The tale of two cities within each city.



Cities have become the symbol of a country's growth. On the first day of my Engineering course, I had heard about the new Bangalore Metro. Four years have passed and I still hear tales of metro rail in the city. Metro rail is yet to arrive but the consequences have been lingering around for a long time now. Price rises, traffic jams, road blocks, unavailability of basic amenities; and Bangalore today is a city struggling with poor infrastructure still awaiting its big news.

On that note, let me ask you a question that has troubled me for some time - "What makes a city world class?" I believe the answer is that good security and a citizen-friendly police, efficient governance, regular garbage collection, uninterrupted power supply, clean piped availability of drinking water, well-marked and signaled roads with efficient traffic management, reliable ambulance and fire services are some of the essential elements of a world class city. In a nutshell, a livable, lovable, and laudable city is a world class city. Which Indian city today is livable?

In the blind run to make a city 'pseudo-world-class', the original core of the city turns into what has come to be known world-wide as ‘downtown’. It becomes the symbol of decay and degeneration. In the process, we create two cities in every city. One, the up-market, mall-studded, high-street, new age one. The other, neglected, crowded and that is loathed by the gen-next. This is the fate of most metropolitan cities all over the world So, we are not only breeding disparity between urban and rural masses, but within the city as well.

Downtowns are the ugliest faces of metropolitan life all over the globe. They have become bases for juvenile delinquency, crime, drug peddling and illegal trafficking. For New Delhi, it has Purani Dilli, Bangalore has a KR Market, Mumbai has a Dharavi- you name a city and I will show you its dark side.

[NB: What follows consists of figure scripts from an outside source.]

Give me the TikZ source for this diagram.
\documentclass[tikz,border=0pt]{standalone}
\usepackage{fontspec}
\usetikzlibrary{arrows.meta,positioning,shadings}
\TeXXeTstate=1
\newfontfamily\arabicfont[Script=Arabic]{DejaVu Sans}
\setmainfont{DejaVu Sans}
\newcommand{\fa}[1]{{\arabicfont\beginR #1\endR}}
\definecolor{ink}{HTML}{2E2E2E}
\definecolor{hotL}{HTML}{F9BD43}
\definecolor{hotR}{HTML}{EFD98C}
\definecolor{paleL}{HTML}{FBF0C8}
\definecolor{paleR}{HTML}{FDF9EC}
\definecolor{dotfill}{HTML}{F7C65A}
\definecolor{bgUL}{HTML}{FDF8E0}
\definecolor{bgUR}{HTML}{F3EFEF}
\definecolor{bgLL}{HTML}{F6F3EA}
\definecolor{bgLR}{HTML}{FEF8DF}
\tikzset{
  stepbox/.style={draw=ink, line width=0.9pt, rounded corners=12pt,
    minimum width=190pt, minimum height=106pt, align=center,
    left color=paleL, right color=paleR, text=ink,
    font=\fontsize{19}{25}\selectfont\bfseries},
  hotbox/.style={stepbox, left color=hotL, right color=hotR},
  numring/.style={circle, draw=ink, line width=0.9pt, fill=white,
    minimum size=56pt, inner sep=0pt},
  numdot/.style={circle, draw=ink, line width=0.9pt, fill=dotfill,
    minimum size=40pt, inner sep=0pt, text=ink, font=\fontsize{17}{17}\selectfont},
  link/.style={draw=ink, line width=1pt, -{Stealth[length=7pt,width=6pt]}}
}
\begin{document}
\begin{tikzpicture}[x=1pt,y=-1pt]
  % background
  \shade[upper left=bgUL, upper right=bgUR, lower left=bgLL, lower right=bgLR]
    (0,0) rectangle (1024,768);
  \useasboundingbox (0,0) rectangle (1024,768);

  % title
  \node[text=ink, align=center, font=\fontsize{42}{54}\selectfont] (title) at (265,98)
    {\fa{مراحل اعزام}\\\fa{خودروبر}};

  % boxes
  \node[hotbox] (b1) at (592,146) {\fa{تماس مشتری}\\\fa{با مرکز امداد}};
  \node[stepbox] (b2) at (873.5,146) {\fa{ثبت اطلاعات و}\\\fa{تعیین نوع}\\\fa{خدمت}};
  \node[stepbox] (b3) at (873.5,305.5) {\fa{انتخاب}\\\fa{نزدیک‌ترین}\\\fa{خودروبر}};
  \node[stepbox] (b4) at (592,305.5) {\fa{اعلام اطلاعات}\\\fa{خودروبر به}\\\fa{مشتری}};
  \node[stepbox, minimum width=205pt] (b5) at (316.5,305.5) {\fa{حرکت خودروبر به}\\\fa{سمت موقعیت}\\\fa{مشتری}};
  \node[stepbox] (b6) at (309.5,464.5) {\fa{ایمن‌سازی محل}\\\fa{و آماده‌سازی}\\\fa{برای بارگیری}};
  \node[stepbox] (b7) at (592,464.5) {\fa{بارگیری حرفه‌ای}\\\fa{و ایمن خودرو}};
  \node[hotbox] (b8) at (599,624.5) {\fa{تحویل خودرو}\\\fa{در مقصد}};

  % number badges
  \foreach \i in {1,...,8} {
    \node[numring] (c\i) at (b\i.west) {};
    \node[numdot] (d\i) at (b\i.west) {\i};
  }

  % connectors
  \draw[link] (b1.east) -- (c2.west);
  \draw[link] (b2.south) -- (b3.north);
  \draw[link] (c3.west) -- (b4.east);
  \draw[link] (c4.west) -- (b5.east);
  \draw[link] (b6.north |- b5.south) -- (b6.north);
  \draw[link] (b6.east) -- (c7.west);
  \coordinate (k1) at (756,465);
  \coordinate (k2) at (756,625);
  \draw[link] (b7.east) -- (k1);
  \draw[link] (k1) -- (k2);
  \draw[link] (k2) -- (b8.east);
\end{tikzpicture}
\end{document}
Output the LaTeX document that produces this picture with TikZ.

For decades now, our cities are following this upgrade model. Breakdown of basic amenities seemed natural parallels to urbanization. We convinced ourselves that this is the price one pays for modernization. We did not take crowded public transport systems, traffic jams, scarcity of drinking water, and uncollected garbage as marks of our incompetence (or impotence I should say). We perhaps took them as indices of growth. The more brutal our life became, the more urban we thought we are.

Cities won’t be like villages, we told ourselves and slept.

The modernization processes of cities has copied only the glitter. We are eager to have clones of the developed world’s airports, multi-layered flyovers and shopping malls with glazed elevations. But we ignore all the related but essential urban needs such as decent public transport, parking facilities, sewage treatment, fire safety, garbage collection, decent footpaths and road crossings for pedestrians. Cities are not just about malls.

It is high time we stop looking outside and start setting examples of our own. In the run to make Indian cities world class, we have made our cities disgusting places to live. It is high time we borrow not just the glitter but also make our own gold. Only then will cities become our country’s pride.